A raíz de una nueva costumbre que se da en cada vez más colegios –hablado del ámbito privado-, septiembre se convirtió en un mes en el que muchas familias pueden escaparse de la rutina una semana y programar un viaje.
Paradójicamente, en lugar de sentir placer y energía renovada, a veces la vuelta a casa nos genera cierto malestar. No es raro encontrar personas que perciben la vuelta como angustiante. Pueden llegar a sentirse tristes, irritables, con falta de concentración o desganados. Y no necesariamente está ligado a la vuelta al trabajo, sino que hay casos en que se lamentan por el sólo hecho de volver a lo “cotidiano”. Es habitual escuchar, luego de las vacaciones o de un viaje frases como “qué pocas ganas de volver” o “cuánto me cuesta el regreso”. Más allá de las sugerencias para hacer de la vuelta algo menos estresante (como programarse anticipadamente los primeros días del regreso, o volver un día antes para adaptarnos más tranquilos y no armar días intensos de actividad apenas llegamos); suelo aprovechar esta sensación como disparador de pequeñas modificaciones para aplicar a la vida diaria. Porque: ¿qué tiene un viaje que no nos ofrece la vida que estamos viviendo? ¿qué hace que estos “paréntesis” sean tan disfrutables, a tal punto que nos cueste volver? ¿Qué estamos haciendo entonces con nuestro día a día?

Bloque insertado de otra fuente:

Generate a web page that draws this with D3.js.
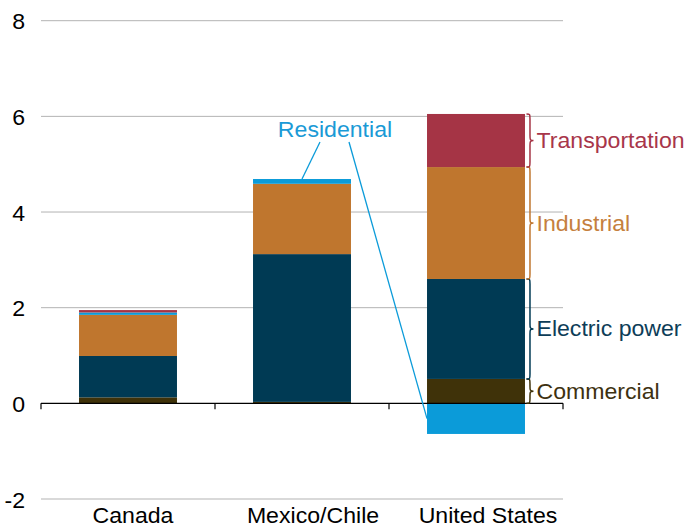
<!DOCTYPE html>
<html>
<head>
<meta charset="utf-8">
<script src="https://cdn.jsdelivr.net/npm/d3@7"></script>
<style>
  html, body { margin: 0; padding: 0; background: #fff; }
  text { font-family: "Liberation Sans", Arial, sans-serif; }
</style>
</head>
<body>
<svg id="chart" width="686" height="527"></svg>
<script>
// ---- data ----
const categories = ["Canada", "Mexico/Chile", "United States"];
const seriesNames = ["Residential", "Commercial", "Electric power", "Industrial", "Transportation"];
const residential    = [0.05, 0.10, -0.64];
const commercial     = [0.125, 0.03, 0.51];
const electricPower  = [0.865, 3.09, 2.09];
const industrial     = [0.86, 1.47, 2.34];
const transportation = [0.05, 0.00, 1.11];
const yTicks = [-2, 0, 2, 4, 6, 8];
const seriesColors = {
  "Residential": "#0b9bd9",
  "Commercial": "#3f3209",
  "Electric power": "#003a54",
  "Industrial": "#bf762e",
  "Transportation": "#a53445"
};
const labelColors = {
  "Residential": "#1a9ad6",
  "Commercial": "#3d3110",
  "Electric power": "#0d3d58",
  "Industrial": "#c5803e",
  "Transportation": "#a8364a"
};

const valuesBySeries = {
  "Residential": residential,
  "Commercial": commercial,
  "Electric power": electricPower,
  "Industrial": industrial,
  "Transportation": transportation
};

// stacking order for positive values (bottom to top)
const stackOrder = ["Commercial", "Electric power", "Industrial", "Residential", "Transportation"];

const svg = d3.select("#chart");
const x = d3.scaleBand().domain(categories).range([41, 563]).paddingInner(0.437).paddingOuter(0.2185);
const y = d3.scaleLinear().domain([-2, 8]).range([499, 20.7]);

const FS = 21.5;
const SX = 1.075; // horizontal stretch of the original's text
const catLabelShift = [5, 11, 12]; // label offsets as in the original layout

function place(sel, fx, fy) {
  return sel.attr("transform", (d, i) => `translate(${fx(d, i)},${fy(d, i)}) scale(${SX},1)`);
}

// gridlines
svg.append("g").selectAll("line").data(yTicks.filter(d => d !== 0)).join("line")
  .attr("x1", 41).attr("x2", 563)
  .attr("y1", d => y(d)).attr("y2", d => y(d))
  .attr("stroke", "#b3b3b3").attr("stroke-width", 1);

// y tick labels
place(svg.append("g").selectAll("text").data(yTicks).join("text"), () => 25, d => y(d) + 1.5)
  .attr("text-anchor", "end").attr("dominant-baseline", "central")
  .attr("font-size", FS).attr("fill", "#000")
  .text(d => d);

// compute segments
const segs = [];
categories.forEach((c, i) => {
  let pos = 0, neg = 0;
  stackOrder.forEach(s => {
    const v = valuesBySeries[s][i];
    if (v >= 0) { segs.push({cat: c, s, y0: pos, y1: pos + v}); pos += v; }
    else { segs.push({cat: c, s, y0: neg + v, y1: neg}); neg += v; }
  });
});

svg.append("g").selectAll("rect").data(segs.filter(d => d.y1 - d.y0 > 0)).join("rect")
  .attr("x", d => x(d.cat)).attr("width", x.bandwidth())
  .attr("y", d => y(d.y1)).attr("height", d => y(d.y0) - y(d.y1))
  .attr("fill", d => seriesColors[d.s]);

// zero axis with ticks at band boundaries
const axisG = svg.append("g");
axisG.append("line").attr("x1", 41).attr("x2", 563).attr("y1", y(0)).attr("y2", y(0))
  .attr("stroke", "#000").attr("stroke-width", 1.2);
const bounds = [x.range()[0]].concat(categories.map(c => x(c) + x.bandwidth() + x.step() * x.paddingInner() / 2));
bounds[bounds.length - 1] = x.range()[1];
axisG.selectAll(".tk").data(bounds).join("line")
  .attr("x1", d => d).attr("x2", d => d).attr("y1", y(0)).attr("y2", y(0) + 6)
  .attr("stroke", "#000").attr("stroke-width", 1.2);

// category labels
place(svg.append("g").selectAll("text").data(categories).join("text"),
      (d, i) => x(d) + x.bandwidth() / 2 + catLabelShift[i], () => 523)
  .attr("text-anchor", "middle").attr("font-size", FS).attr("fill", "#000")
  .text(d => d);

// braces + labels for United States
const usSegs = segs.filter(d => d.cat === "United States" && d.y0 >= 0 && d.y1 - d.y0 > 0);
function brace(x0, ya, yb) {
  const xb = x0 + 3.5, xc = x0 + 7, mid = (ya + yb) / 2;
  const r = Math.min(5, (yb - ya) / 4);
  return `M${x0},${ya} C${xb},${ya} ${xb},${ya} ${xb},${ya + r} L${xb},${mid - r} C${xb},${mid - 1} ${xb},${mid} ${xc},${mid}` +
         ` C${xb},${mid} ${xb},${mid + 1} ${xb},${mid + r} L${xb},${yb - r} C${xb},${yb} ${xb},${yb} ${x0},${yb}`;
}
const bx = x("United States") + x.bandwidth() + 1.5;
svg.append("g").selectAll("path").data(usSegs).join("path")
  .attr("d", d => brace(bx, y(d.y1), y(d.y0)))
  .attr("fill", "none").attr("stroke", d => seriesColors[d.s]).attr("stroke-width", 1.5);
place(svg.append("g").selectAll("text").data(usSegs).join("text"),
      () => bx + 10, d => (y(d.y0) + y(d.y1)) / 2 + 7.5)
  .attr("font-size", FS).attr("fill", d => labelColors[d.s])
  .text(d => d.s);

// Residential callout
place(svg.append("text").datum("Residential"), () => 335, () => 137)
  .attr("text-anchor", "middle").attr("font-size", FS).attr("fill", labelColors["Residential"])
  .text(d => d);
const mxTop = segs.find(d => d.cat === "Mexico/Chile" && d.s === "Residential").y1;
const usRes = segs.find(d => d.cat === "United States" && d.s === "Residential");
svg.append("line")
  .attr("x1", 320).attr("y1", 142)
  .attr("x2", x("Mexico/Chile") + x.bandwidth() / 2).attr("y2", y(mxTop))
  .attr("stroke", seriesColors["Residential"]).attr("stroke-width", 1.3);
svg.append("line")
  .attr("x1", 349).attr("y1", 142)
  .attr("x2", x("United States")).attr("y2", y((usRes.y0 + usRes.y1) / 2))
  .attr("stroke", seriesColors["Residential"]).attr("stroke-width", 1.3);
</script>
</body>
</html>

En general un viaje hace que nuestra actitud cambie, que nos dispongamos a disfrutar. Que estemos entregados a la capacidad de asombrarnos. Quienes trabajan en hoteles que reciben turismo, suelen decir que las personas que están de vacaciones se disponen a encontrar lo bueno en todo, aún cuando surge un imprevisto o contratiempo. Recuerdo una vez que un conserje contaba cuán diferente era un mismo huésped cuando iba de vacaciones a cuando se alojaba en su rol laboral por viaje de negocios. Era un hotel cinco estrellas de excelente servicio. Está claro que los requerimientos son diferentes y las necesidades también si se trata de un viaje de placer o de un viaje de trabajo, pero la actitud no necesariamente tiene que cambiar. Y ese es un punto importante. Este ejemplo vale para ajustar nuestros diferentes “personajes” y hacer que integremos nuestra capacidad de disfrute, de asombro, de adaptación y aceptación a todo lo que hacemos en la vida. Me refiero a nuestra ACTITUD ante cada cosa que hacemos.
“La vida es como el viaje del alma” dice Joan Garriga, psicoterapeuta catalán que visita Argentina por estos días “donde a veces nos extraviamos y a veces nos reencontramos”. Según Garriga, vale la pena la tarea que nos conduce a hacer de la vida un viaje que valga la pena vivir. Para él es necesario reconocer nuestros dones y talentos como legados para entregar al mundo; mirar nuestras heridas y usarlas como fertilizantes en lugar de argumentos que nos justifiquen y, por último, aceptar la voluntad de la vida con todo lo que ella trae. A veces, estos momentos donde volver a la rutina nos “hace ruido” nos ayudan a asumir qué tenemos que encontrar, modificar o aceptar para transitar el viaje de la vida más livianos y felices. Porque, como dice Fernando Pessoa “para viajar basta existir” y podemos agregar que para tener una existencia saludable, basta con sentir que la vida es un viaje que hay que aprovechar.